Éditions nouvelles, nouvelles éditions

 Peut-être vous en souvenez-vous? Il y a neuf ans (ouf! déjà?) j'avais mentionné les éditions CMDE (Collectif des Métiers de l’Édition) dans un billet à propos de Julio Cortazar. Cette  maison d'édition a un nouveau nom: Ici-bas, et un site tout neuf (La racine de l'Ombù figure toujours au catalogue, parmi d'autres choses intéressantes).

Quant au roman de Sofia Samatar, Un étranger en Olondre, je vous l'avais signalé il y a quelques mois: il a trouvé un nouvel éditeur, Argyll, qui, non content d'avoir un catalogue déjà bien fourni, se fait remarquer par la sobre élégance de ses couvertures; à mon avis, la nouvelle présentation d'Un étranger en Olondre est plus réussie que celle de la précédente édition, alors cette fois, ne le ratez pas!
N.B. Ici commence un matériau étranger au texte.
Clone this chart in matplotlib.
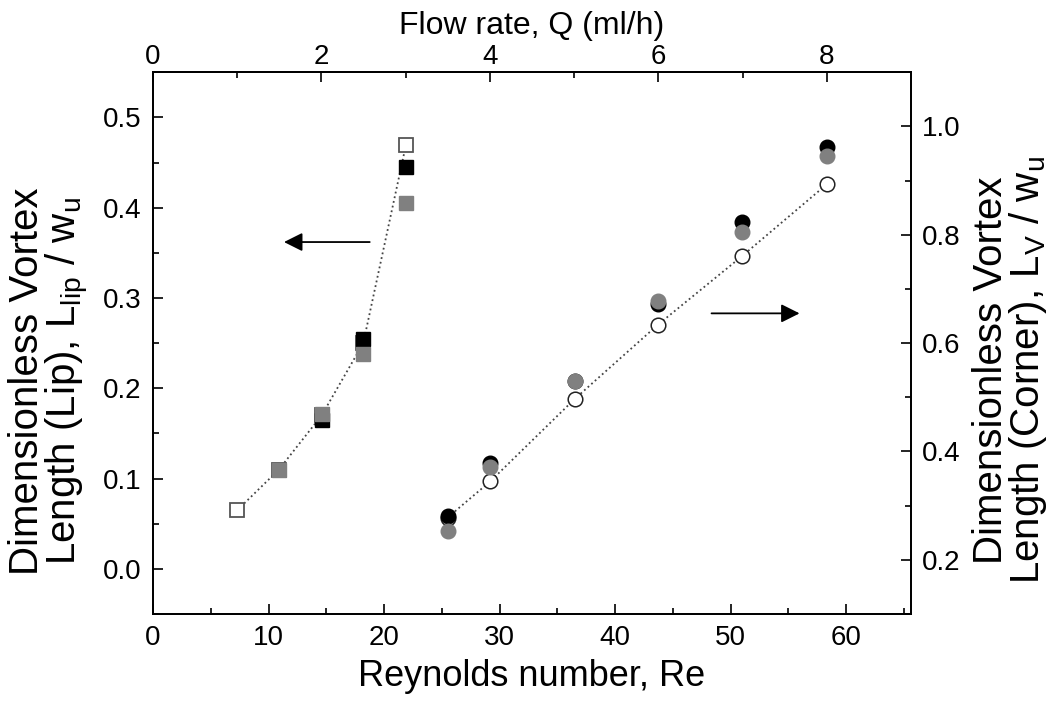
import matplotlib
matplotlib.use('Agg')
import matplotlib.pyplot as plt

plt.rcParams['font.family'] = ['Liberation Sans', 'DejaVu Sans']
plt.rcParams['mathtext.default'] = 'regular'

# data
re_per_q = 7.29          # Reynolds number per ml/h
re_lip = [7.3, 10.9, 14.6, 18.2, 21.9]
lip_open = [0.065, 0.110, 0.170, 0.250, 0.470]
re_lip_black = [14.6, 18.2, 21.9]
lip_black = [0.165, 0.255, 0.445]
re_lip_gray = [10.9, 14.6, 18.2, 21.9]
lip_gray = [0.110, 0.172, 0.238, 0.405]

re_corner = [25.5, 29.2, 36.5, 43.7, 51.0, 58.3]
corner_open = [0.278, 0.345, 0.497, 0.634, 0.761, 0.893]
corner_black = [0.280, 0.378, 0.530, 0.673, 0.823, 0.963]
corner_gray = [0.253, 0.372, 0.531, 0.677, 0.806, 0.945]

fig = plt.figure(figsize=(10.6, 7.09), dpi=100)
ax = fig.add_axes([0.1443, 0.134, 0.7151, 0.764])
ax_r = ax.twinx()

# left axis: lip vortex (squares)
ax.plot(re_lip, lip_open, ls=':', color='#444444', lw=1.3, marker='s', ms=9.5,
        mfc='white', mec='#555555', mew=1.3, zorder=2)
ax.plot(re_lip_black, lip_black, ls='none', marker='s', ms=9.5, color='black', zorder=3)
ax.plot(re_lip_gray, lip_gray, ls='none', marker='s', ms=9.5, color='#808080', zorder=4)

# right axis: corner vortex (circles)
ax_r.plot(re_corner, corner_open, ls=':', color='#444444', lw=1.3, marker='o', ms=10.5,
          mfc='white', mec='#222222', mew=1.1, zorder=2)
ax_r.plot(re_corner, corner_black, ls='none', marker='o', ms=10.5, color='black', zorder=3)
ax_r.plot(re_corner, corner_gray, ls='none', marker='o', ms=10.5, color='#808080', zorder=4)

# arrows showing which axis each set belongs to
ax.annotate('', xy=(11.1, 0.362), xytext=(19.0, 0.362),
            arrowprops=dict(arrowstyle='-|>', color='black', lw=1.3, mutation_scale=28))
ax_r.annotate('', xy=(56.2, 0.655), xytext=(48.1, 0.655),
              arrowprops=dict(arrowstyle='-|>', color='black', lw=1.3, mutation_scale=28))

ax.set_xlim(0, 65.6)
ax.set_ylim(-0.05, 0.55)
ax_r.set_ylim(0.1, 1.1)

ax.set_xticks([0, 10, 20, 30, 40, 50, 60])
ax.set_xticks(range(5, 66, 10), minor=True)
ax.set_yticks([0.0, 0.1, 0.2, 0.3, 0.4, 0.5])
ax.set_yticks([-0.05, 0.05, 0.15, 0.25, 0.35, 0.45, 0.55], minor=True)
ax.set_yticklabels(['0.0', '0.1', '0.2', '0.3', '0.4', '0.5'])
ax_r.set_yticks([0.2, 0.4, 0.6, 0.8, 1.0])
ax_r.set_yticks([0.1, 0.3, 0.5, 0.7, 0.9, 1.1], minor=True)
ax_r.set_yticklabels(['0.2', '0.4', '0.6', '0.8', '1.0'])

top = ax.secondary_xaxis('top', functions=(lambda r: r / re_per_q, lambda q: q * re_per_q))
top.set_xticks([0, 2, 4, 6, 8])
top.set_xticks([1, 3, 5, 7, 9], minor=True)

for a in (ax, ax_r, top):
    a.tick_params(which='major', direction='in', length=7, width=1.2, labelsize=20, pad=8)
    a.tick_params(which='minor', direction='in', length=4, width=1.2)
top.tick_params(which='major', pad=2)
for a in (ax, ax_r):
    for s in a.spines.values():
        s.set_linewidth(1.3)
top.spines['top'].set_linewidth(1.3)

ax.set_xlabel('Reynolds number, Re', fontsize=26, labelpad=6)
top.set_xlabel('Flow rate, Q (ml/h)', fontsize=23, labelpad=7)
ax.set_ylabel('Dimensionless Vortex\nLength (Lip), L$_{lip}$ / w$_u$', fontsize=29,
              linespacing=0.92)
ax.yaxis.set_label_coords(-0.082, 0.43)
ax_r.set_ylabel('Dimensionless Vortex\nLength (Corner), L$_V$ / w$_u$', fontsize=29,
                rotation=90, linespacing=0.92)
ax_r.yaxis.set_label_coords(1.08, 0.45)

fig.savefig('out.png', dpi=100)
Mais, me direz-vous, n'y a-t-il pas aussi des maisons d'édition qui n'ont pas changé de nom et/ou qui vont publier des livres encore jamais parus? Ma foi oui: très bientôt (la semaine prochaine si tout va bien) les célèbres Moutons électriques vont publier un nouveau roman de  Jean-Philippe Jaworski: Le Tournoi des Preux (un roman qui aura des suites, car l'inventeur du Vieux Royaume, vous l'avez sans doute déjà remarqué, a de la suite dans les idées) et l'illustre Bélial' le troisième tome de La maison des jeux, de Claire North, dont les deux premiers tomes ont été (pour moi) deux des meilleures surprises de 2022. Mais ceux-là, il vaudra mieux que je vous en parle quand ils seront là, vous ne pensez pas?

dimanche 1 janvier 2023

Bonne année, bonnes résolutions

Ne perdez pas votre temps sur les rézeaux zoziaux.

Souvenez-vous que le bonheur, c'est un chaud chiot.